Saturday, July 15, 2006
My great grandfather - from 7/11/05
Clayburn Pierson (seated middle)
In 1898, slightly more than forty years before I was born, my great grandfather, journalist-hyphenate Clayburn Pierson --- in a manner mixing boosterism along with solid economic sense --- wrote about my West Virginia home town as follows:
"With great natural resources and natural facilities, Charleston ought to have surpassed any other town in the state. Instead, all depended on local trade and none with courage to risk an Almighty Dollar in an effort to start any one of the numerous industries that would have made Charleston today the most prosperous city in the land."
In other words, a decade before the fact, Pierson had the prescience to foresee a time when Charleston would become known as the "Chemical Capitol of the World." I might add that at the time I was growing up there, it was also, officially, the "Cancer Capitol of the World."

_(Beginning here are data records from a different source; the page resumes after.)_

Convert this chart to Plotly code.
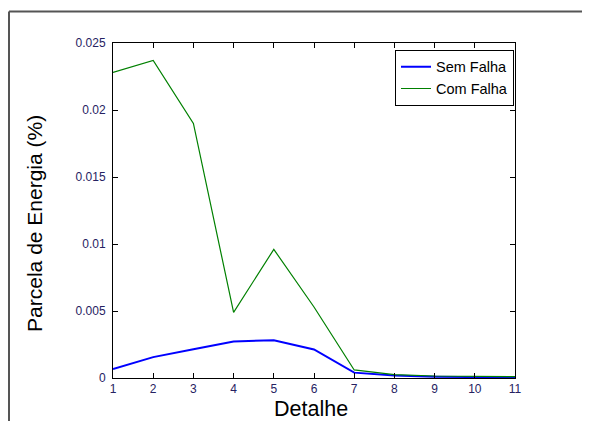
import plotly.graph_objects as go

detalhe = [1, 2, 3, 4, 5, 6, 7, 8, 9, 10, 11]
sem_falha = [0.00067, 0.00156, 0.00215, 0.00272, 0.00282, 0.00213, 0.0004, 0.00018, 0.0001, 0.00006, 0.00004]
com_falha = [0.0228, 0.0237, 0.0190, 0.0049, 0.0096, 0.0053, 0.0006, 0.00025, 0.00015, 0.00012, 0.0001]
y_ticks = [0, 0.005, 0.01, 0.015, 0.02, 0.025]
y_ticktext = ["0", "0.005", "0.01", "0.015", "0.02", "0.025"]

fig = go.Figure()
fig.add_trace(go.Scatter(x=detalhe, y=sem_falha, mode="lines", name="Sem Falha",
                         line=dict(color="#0000FF", width=2)))
fig.add_trace(go.Scatter(x=detalhe, y=com_falha, mode="lines", name="Com Falha",
                         line=dict(color="#008000", width=1.2)))

tickfont = dict(family="Liberation Sans, Arial", size=12, color="#262262")
fig.update_layout(
    width=582, height=413,
    margin=dict(l=105, r=75, t=35, b=43),
    paper_bgcolor="white", plot_bgcolor="white",
    showlegend=True,
    legend=dict(x=0.9975, y=0.98, xanchor="right", yanchor="top",
                bordercolor="black", borderwidth=1, bgcolor="white",
                font=dict(family="Liberation Sans, Arial", size=14.5, color="black"),
                tracegroupgap=0, itemwidth=30),
    xaxis=dict(range=[1, 11], tickvals=detalhe, ticks="inside", ticklen=5,
               showline=True, linecolor="black", linewidth=1, mirror="ticks",
               showgrid=False, zeroline=False, tickfont=tickfont, tickcolor="black"),
    yaxis=dict(range=[0, 0.025], tickvals=y_ticks, ticktext=y_ticktext, ticks="inside", ticklen=5,
               showline=True, linecolor="black", linewidth=1, mirror="ticks",
               showgrid=False, zeroline=False, tickfont=tickfont, tickcolor="black",
               ticklabelstandoff=4),
    annotations=[
        dict(text="Detalhe", xref="paper", yref="paper", x=0.4925, y=-0.093,
             xanchor="center", yanchor="middle", showarrow=False,
             font=dict(family="Liberation Sans, Arial", size=21.5, color="black")),
        dict(text="Parcela de Energia (%)", xref="paper", yref="paper", x=-0.194, y=0.46,
             xanchor="center", yanchor="middle", textangle=-90, showarrow=False,
             font=dict(family="Liberation Sans, Arial", size=21, color="black")),
    ],
    shapes=[
        dict(type="line", xref="paper", yref="paper", x0=-0.2587, x1=1.19, y0=1.094, y1=1.094,
             line=dict(color="#555555", width=2)),
        dict(type="line", xref="paper", yref="paper", x0=-0.2587, x1=-0.2587, y0=1.094, y1=-0.15,
             line=dict(color="#555555", width=2)),
    ],
)
fig.write_html("out.html")
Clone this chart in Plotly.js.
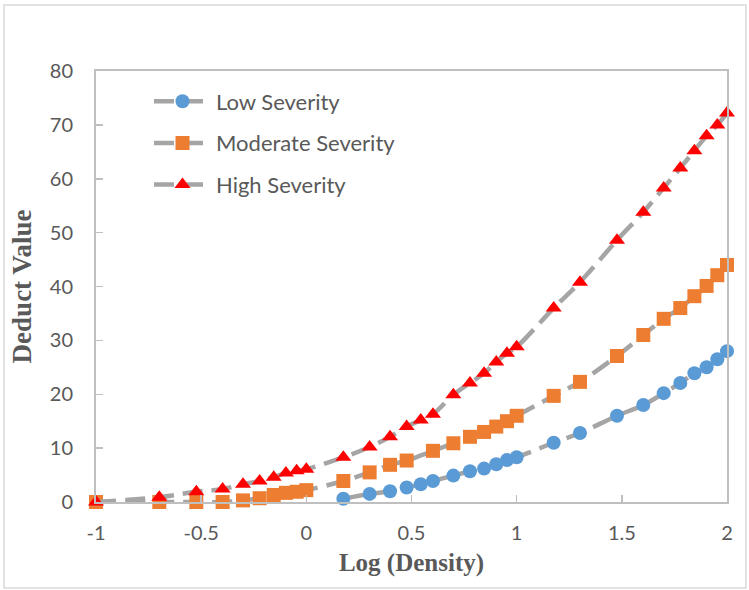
<!DOCTYPE html>
<html>
<head>
<meta charset="utf-8">
<script src="https://cdn.plot.ly/plotly-3.0.1.min.js"></script>
<style>
  html, body { margin: 0; padding: 0; background: #ffffff; }
  #chart { width: 749px; height: 590px; }
</style>
</head>
<body>
<div id="chart"></div>
<script>
// Deduct value curves against log(density) for three severity levels
const seriesNames = ["Low Severity", "Moderate Severity", "High Severity"];

const lowLogDensity = [0.176, 0.301, 0.398, 0.477, 0.544, 0.602, 0.699, 0.778, 0.845, 0.903, 0.954, 1,
  1.176, 1.301, 1.477, 1.602, 1.699, 1.778, 1.845, 1.903, 1.954, 2];
const lowDeduct = [0.6, 1.5, 2.0, 2.7, 3.3, 3.9, 4.9, 5.7, 6.2, 7.0, 7.8, 8.3,
  11.0, 12.8, 16.0, 18.0, 20.2, 22.1, 23.9, 25.0, 26.5, 28.0];

const moderateLogDensity = [-1, -0.699, -0.523, -0.398, -0.301, -0.222, -0.155, -0.097, -0.046, 0,
  0.176, 0.301, 0.398, 0.477, 0.602, 0.699, 0.778, 0.845, 0.903, 0.954, 1,
  1.176, 1.301, 1.477, 1.602, 1.699, 1.778, 1.845, 1.903, 1.954, 2];
const moderateDeduct = [0, 0, 0, 0, 0.3, 0.7, 1.3, 1.7, 1.9, 2.2,
  3.9, 5.5, 6.9, 7.7, 9.5, 10.9, 12.1, 13.0, 14.0, 15.0, 16.0,
  19.7, 22.3, 27.1, 31.0, 34.0, 36.0, 38.2, 40.1, 42.1, 44.0];

const highLogDensity = [-1, -0.699, -0.523, -0.398, -0.301, -0.222, -0.155, -0.097, -0.046, 0,
  0.176, 0.301, 0.398, 0.477, 0.544, 0.602, 0.699, 0.778, 0.845, 0.903, 0.954, 1,
  1.176, 1.301, 1.477, 1.602, 1.699, 1.778, 1.845, 1.903, 1.954, 2];
const highDeduct = [0, 0.9, 1.9, 2.4, 3.3, 3.9, 4.6, 5.4, 5.8, 6.1,
  8.3, 10.2, 12.1, 14.0, 15.2, 16.3, 19.9, 22.1, 23.9, 26.0, 27.6, 28.8,
  36.0, 40.8, 48.6, 53.8, 58.3, 62.0, 65.2, 68.0, 70.0, 72.2];

const xTickValues = [-1, -0.5, 0, 0.5, 1, 1.5, 2];
const xTickLabels = ["-1", "-0.5", "0", "0.5", "1", "1.5", "2"];
const yTickValues = [0, 10, 20, 30, 40, 50, 60, 70, 80];

const lineStyle = { color: "#A5A5A5", width: 4.5, dash: "20px,9px", shape: "spline", smoothing: 1 };

function makeTrace(name, xs, ys, marker, group) {
  return {
    type: "scatter",
    mode: "lines+markers",
    name: name,
    legendgroup: group,
    x: xs,
    y: ys,
    line: lineStyle,
    marker: marker,
    cliponaxis: false,
    hoverinfo: "x+y+name"
  };
}

const traces = [
  makeTrace(seriesNames[0], lowLogDensity, lowDeduct,
    { symbol: "circle", size: 14, color: "#5B9BD5" }, "g1"),
  makeTrace(seriesNames[1], moderateLogDensity, moderateDeduct,
    { symbol: "square", size: 14, color: "#ED7D31" }, "g2"),
  makeTrace(seriesNames[2], highLogDensity, highDeduct,
    { symbol: "triangle-up", size: 14, color: "#FF0000" }, "g3")
];

const axisFont = { family: "Lato, 'Open Sans', sans-serif", size: 20, color: "#595959" };
const serif = "'Liberation Serif', 'Times New Roman', serif";

const layout = {
  width: 749,
  height: 590,
  margin: { l: 96, r: 22, t: 71, b: 88 },
  paper_bgcolor: "#ffffff",
  plot_bgcolor: "#ffffff",
  showlegend: true,
  legend: {
    x: 0.084, y: 0.978, xanchor: "left", yanchor: "top",
    font: { family: "Lato, 'Open Sans', sans-serif", size: 22, color: "#595959" },
    bgcolor: "rgba(0,0,0,0)",
    traceorder: "grouped",
    tracegroupgap: 10,
    itemwidth: 57
  },
  xaxis: {
    range: [-1, 2],
    tickvals: xTickValues,
    ticktext: xTickLabels,
    ticks: "inside",
    ticklen: 7,
    tickcolor: "#BFBFBF",
    tickwidth: 1.5,
    showline: true,
    linecolor: "#BFBFBF",
    linewidth: 2,
    mirror: true,
    showgrid: false,
    zeroline: false,
    tickfont: axisFont,
    ticklabelstandoff: 12,
    title: { text: "Log (Density)", font: { family: serif, size: 25, color: "#595959", weight: "bold" }, standoff: 10 },
    automargin: false
  },
  yaxis: {
    range: [0, 80],
    tickvals: yTickValues,
    ticks: "inside",
    ticklen: 7,
    tickcolor: "#BFBFBF",
    tickwidth: 1.5,
    showline: true,
    linecolor: "#BFBFBF",
    linewidth: 2,
    mirror: true,
    showgrid: false,
    zeroline: false,
    tickfont: axisFont,
    ticklabelstandoff: 17,
    title: { text: "Deduct Value", font: { family: serif, size: 27, color: "#595959", weight: "bold" }, standoff: 10 },
    automargin: false
  },
  shapes: [{
    type: "rect", xref: "paper", yref: "paper",
    x0: -0.1458, x1: 1.030, y0: -0.1995, y1: 1.1531,
    line: { color: "#D9D9D9", width: 1.5 },
    fillcolor: "rgba(0,0,0,0)",
    layer: "below"
  }]
};

Plotly.newPlot("chart", traces, layout, { displayModeBar: false, staticPlot: true });
</script>
</body>
</html>
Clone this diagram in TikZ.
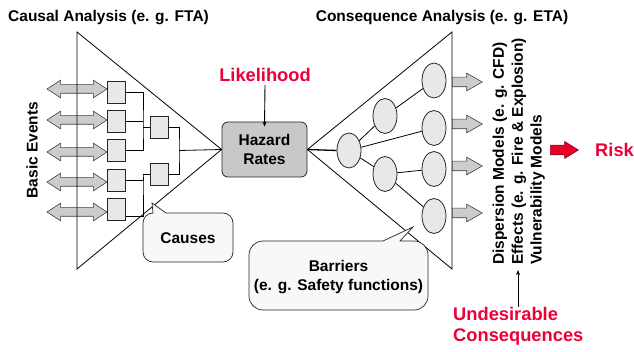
\documentclass[tikz,border=0pt]{standalone}
\usepackage{fontspec}
\setmainfont{Liberation Sans}
\usetikzlibrary{arrows.meta,shapes.geometric,shapes.arrows}
\definecolor{redtxt}{RGB}{236,0,56}
\definecolor{boxfill}{RGB}{232,232,232}
\definecolor{hazfill}{RGB}{200,200,200}
\definecolor{arrfill}{RGB}{204,204,204}
\definecolor{callfill}{RGB}{248,248,248}
\definecolor{riskfill}{RGB}{232,0,40}
\definecolor{riskdraw}{RGB}{150,0,20}
\tikzset{
  txt/.style={font=\fontsize{15.5}{18.8}\selectfont\bfseries, inner sep=0pt},
  redt/.style={font=\fontsize{18.3}{21}\selectfont\bfseries, text=redtxt, inner sep=0pt},
  evbox/.style={draw=black!85, fill=boxfill, minimum width=18pt, minimum height=22pt, inner sep=0pt, line width=0.6pt},
  circ/.style={ellipse, draw=black!85, fill=boxfill, minimum width=24pt, minimum height=35pt, inner sep=0pt, line width=0.8pt},
  tri/.style={line width=0.8pt},
  conn/.style={line width=0.8pt},
  dbl/.style={double arrow, draw=black!75, fill=arrfill, line width=0.6pt, minimum height=60pt, inner xsep=0pt, inner ysep=4pt, double arrow head extend=4.5pt, double arrow tip angle=66, anchor=center},
  sgl/.style={single arrow, draw=black!75, fill=arrfill, line width=0.6pt, minimum height=30pt, inner xsep=0pt, inner ysep=4.5pt, single arrow head extend=4pt, single arrow tip angle=59, anchor=west},
  callout/.style={draw=black!85, fill=callfill, line width=0.7pt},
}
\begin{document}
\begin{tikzpicture}[x=1pt,y=-1pt]
\useasboundingbox (0,0) rectangle (634,352);

% titles
\node[txt, anchor=west] (t1) at (8,18) {Causal Analysis (e. g. FTA)};
\node[txt] (t2) at (442,18) {Consequence Analysis (e. g. ETA)};

% basic events
\node[txt, rotate=90] (be) at (32,150) {Basic Events};

% double arrows
\node[dbl] (a1) at (77,89) {};
\node[dbl] (a2) at (77,120) {};
\node[dbl] (a3) at (77,152) {};
\node[dbl] (a4) at (77,182) {};
\node[dbl] (a5) at (77,212) {};

% hazard box
\node[draw=black!85, fill=hazfill, rounded corners=6pt, minimum width=85pt, minimum height=55pt, line width=0.8pt, txt, align=center] (haz) at (264.5,149.5) {Hazard\\Rates};

% left triangle
\coordinate (lt) at (77,32);
\coordinate (lb) at (77,269);
\draw[tri] (lt) -- (lb) -- (haz.west) -- cycle;

% right triangle
\coordinate (rt) at (452,32);
\coordinate (rb) at (452,269);
\draw[tri] (rt) -- (rb) -- (haz.east) -- cycle;

% event boxes
\node[evbox] (b1) at (116.5,92) {};
\node[evbox] (b2) at (116.5,121) {};
\node[evbox] (b3) at (116.5,150.5) {};
\node[evbox] (b4) at (116.5,180.5) {};
\node[evbox] (b5) at (116.5,209.5) {};
\node[evbox] (g1) at (159,127.5) {};
\node[evbox] (g2) at (159,174) {};

\coordinate (j1) at (143,127.5);
\coordinate (j2) at (143,174);
\coordinate (j3) at (179,150.5);
\draw[conn] (b1.east) -| (j1) |- (b3.east);
\draw[conn] (b2.east) -- (b2.east -| j1);
\draw[conn] (j1) -- (g1.west);
\draw[conn] (b4.east) -| (j2) |- ([yshift=-6.5pt]b5.east);
\draw[conn] (j2) -- (g2.west);
\draw[conn] (g1.east) -| (j3) |- (g2.east);
\draw[conn] (j3) -- (haz.west);

% likelihood
\node[redt] (lik) at (265,75) {Likelihood};
\draw[line width=0.9pt, -{Stealth[length=5pt,width=4pt]}] (lik.south) ++(0,3) -- ([yshift=-5pt]haz.north);

% event tree
\node[circ] (r) at (349,150.5) {};
\node[circ] (m1) at (385,116) {};
\node[circ] (m2) at (385,174) {};
\node[circ] (l1) at (434,80.5) {};
\node[circ] (l2) at (434,128) {};
\node[circ] (l3) at (434,169) {};
\node[circ] (l4) at (434,216) {};
\draw[line width=1.3pt] (haz.east) -- (r.west);
\draw[conn] (r) -- (m1);
\draw[conn] (r) -- (l2);
\draw[conn] (r) -- (m2);
\draw[conn] (m1) -- (l1);
\draw[conn] (m2) -- (l3);
\draw[conn] (m2) -- (l4);

% output arrows
\node[sgl] (o1) at (452,82) {};
\node[sgl] (o2) at (452,124) {};
\node[sgl] (o3) at (452,166) {};
\node[sgl] (o4) at (452,213) {};

% rotated model labels
\node[txt, rotate=90, anchor=west] (d1) at (500,265) {Dispersion Models (e. g. CFD)};
\node[txt, rotate=90, anchor=west] (d2) at (519,265) {Effects (e. g. Fire \& Explosion)};
\node[txt, rotate=90, anchor=west] (d3) at (537.5,265) {Vulnerability Models};

% risk
\node[single arrow, draw=riskdraw, fill=riskfill, line width=0.7pt, minimum height=28pt, inner xsep=0pt, inner ysep=4.5pt, single arrow head extend=3.5pt, single arrow tip angle=63, anchor=west] (ra) at (550,150) {};
\node[redt, anchor=west] (risk) at (595,150) {Risk};

% undesirable consequences
\node[redt, anchor=north west, align=left] (uc) at (453,307) {Undesirable\\Consequences};
\coordinate (ucs) at (518,307);
\draw[line width=0.9pt, -{Stealth[length=5pt,width=4pt]}] (ucs) -- (518,270);

% causes callout
\draw[callout] (153,213) -- (152,203) -- (166,213) [rounded corners=10pt] -- (233,213) -- (233,262) -- (143,262) -- (143,213) [sharp corners] -- cycle;
\node[txt] (causes) at (188,238) {Causes};

% barriers callout
\draw[callout] (383,241) -- (413,227) -- (400,241) [rounded corners=14pt] -- (428,241) -- (428,310) -- (249,310) -- (249,241) [sharp corners] -- cycle;
\node[txt, align=center] (barr) at (338.5,277) {Barriers\\(e. g. Safety functions)};
\end{tikzpicture}
\end{document}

When the political boat listed to the right, Pierson, to judge from his surviving newspaper articles, moved his seat compensatorily to the left, and in more radical times, vice versa. At one juncture or another he was, contradictorily, a member of the isolationist Know Nothing Party and a supporter of isolationist Millard Filmore; 180 degrees from that enthusiasm, a supporter of popular utopian writer Edward Bellamy and, at some point in time, a fervent socialist.
Clearly he was at war with himself politically and economically. He had earned the right.
Born in 1825 in Nicholas County, West Virginia, Clayburn was but latest addition to a nearly unbroken line of illegitimacy stretching back four generations, with his great grandmother, Sally McKee, having been an indentured servant to a family in Virginia. Since, in all of his voluminous writings, Pierson made no mention of his personal background, nor did anyone ever hear him talk about his forbearers, it has always been a family assumption that he ran away from home and took full adult responsibility for himself while in his mid-teens. Like many persons of his era --- and making matters worse, the extreme Dickensian circumstances of his existence---my great grandfather was able to secure for himself only a very rudimentary education. And yet, in spite of this, he managed, in 1847 at age 22, to become a school teacher. Later, he was a land surveyor; a lawyer; postmaster; superintendent of Clay County, West Virginia schools; beginning in 1877, a clerk of the circuit court; and a hotel owner and publisher of the weekly "Clay County Star," where some of his Bret Harte-like pieces, such as "One Thousand Feet Under Droop Mountain," The Devil's Den," and "A Bear Hunt of Sixty Years Ago" first appeared.
In 1925, long after Pierson's death in 1904, one of his old friends, W.P. Gould, still could not forget him. He wrote:
"Pierson was honest, earnest and frank, and a lasting friend. He never received any financial remuneration from his writing, and it is hard to understand how, driven by the perpetual necessity of working early and late, to support a large family, he found time for the amount of reading and writing he did. He just loved to read and write. . .."
I've managed to amass a fairly impressive collection of my great grandfathers works and whenever reading them, I never fail to be amazed by the fact that someone bom a century-and-three-quarters ago could obtain to such clean, lucid, grammatically correct, perfectly punctuated prose; and how someone from such lowly circumstances could attain such a high standing in his community.
An early advocate against smoking and consumption of alcohol---for strictly medical reasons---still his rather advanced scientism was not enough to save him from marrying his FIRST cousin. As a result, his sons William and Benton were deaf mutes and a daughter, Mary, was born blind. As for his daughter, Corinda (my grandmother), although she had no obvious physical abnormalities, the legend persists that she was "mean as a snake."
Such an extraordinary and accomplished character for a great grandfather! Perhaps I will post one of his stories-fables-tall tales on this site in the near future.